Lord Robertson even recalls Vladimir Putin contemplating Nato membership for Russia.
“At my second meeting with Putin, he said explicitly: ‘When are you going to invite Russia to join Nato?’ I said, ‘We don’t invite countries to join Nato, they apply.’ And he said, ‘Well, we’re not going to stand in line beside a bunch of countries who don’t matter.’
Lord Robertson said he does not think that Putin really wanted to apply for Nato membership.
“He wanted it presented to him, because I think he always thought – and increasingly thinks – that Russia is a great nation on the world stage and needs the respect that the Soviet Union had,” he told me.
“He was never going to comfortably fit inside an alliance of equal nations, all sitting round the table debating and discussing interests of common policy.”
‘Growing ego’
Lord Robertson points out that the Soviet Union was once recognised as the second superpower in the world, but Russia can’t make any claims in that direction today.
“I think that sort of ate away at [Putin’s] ego. Combine that with the feebleness, sometimes, of the West and in many ways the provocations that he faced, as well as his own growing ego. I think that changed the individual who wanted to cooperate with Nato into somebody who now sees Nato as a huge threat.”
Moscow sees things differently. Russian officials claim it was Nato enlargement eastwards that undermined European security and led to war. They accuse Nato of breaking a promise to the Kremlin, made allegedly in the dying days of the USSR, that the alliance wouldn’t accept countries previously in Moscow’s orbit.

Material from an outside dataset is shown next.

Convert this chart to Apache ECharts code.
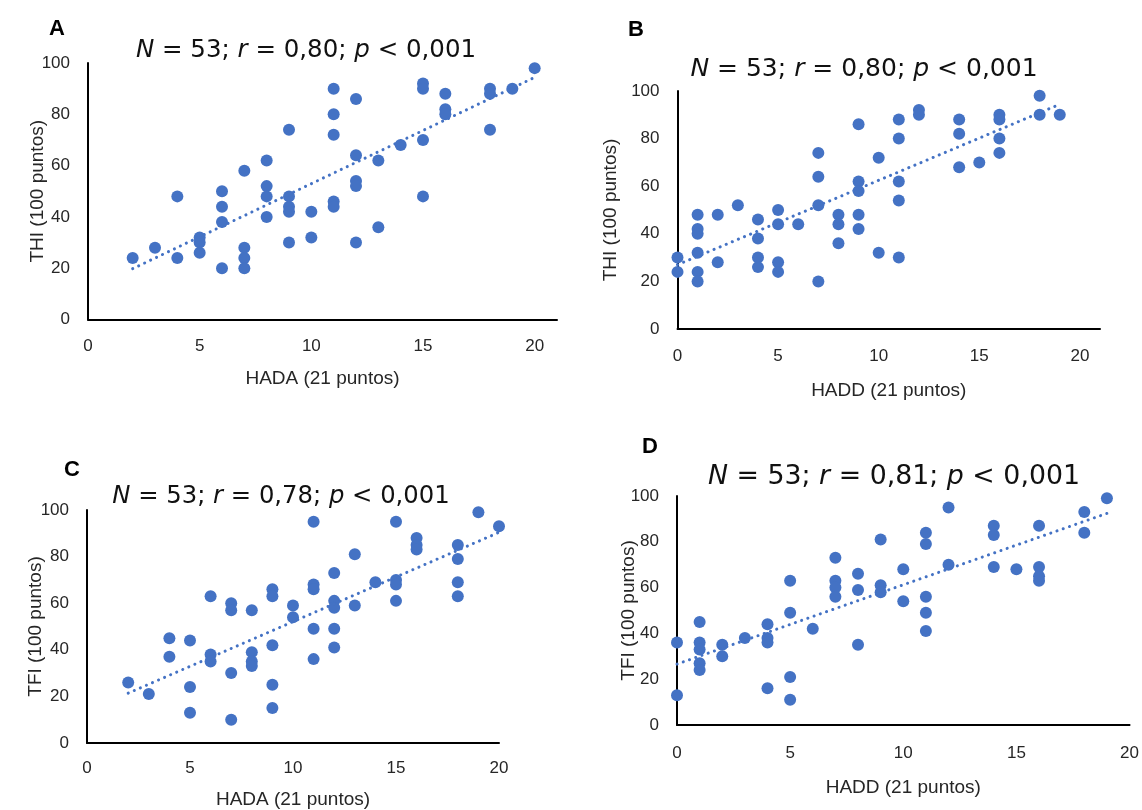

“There was certainly nothing on paper,” Lord Robertson tells me. “There was nothing that was agreed, there was no treaty to that effect. But it was Vladimir Putin himself who signed the Rome Declaration on 28 May 2002. The same piece of paper I signed, which enshrined the basic principles of territorial integrity and non-interference in other countries. He signed that. He can’t blame anybody else.”
In the town of Solnechnogorsk, 40 miles from Moscow, the last two dramatic years of Russia’s history are on display in the park.
I spot graffiti in support of the Wagner mercenary group.
There are flowers in memory of Alexei Navalny.
And there’s a large mural of two local men, Russian soldiers, killed in Ukraine. Painted alongside is a Youth Army cadet saluting them.
In the town centre, at a memorial to those killed in World War Two and the Soviet war in Afghanistan, a new section has been added:
“To soldiers killed in the special military operation.”
Forty-six names are etched into stone.
I ask Lidiya Petrovna, passing by with her grandson, how life has changed in two years.
“Our factories are now making things we used to buy abroad. That’s good,” Lidiya says. “But I’m sad for the young men, for everyone, who’ve been killed. We certainly don’t need war with the West. Our people have seen nothing but war, war, war all their lives.”
When I speak to Marina, she praises Russian soldiers she says are “doing their duty” in Ukraine. Then she looks across at her 17-year-old son Andrei.
“But as a mother I’m frightened that my son will be called up to fight. I want peace as soon as possible, so that we won’t fear what comes tomorrow.”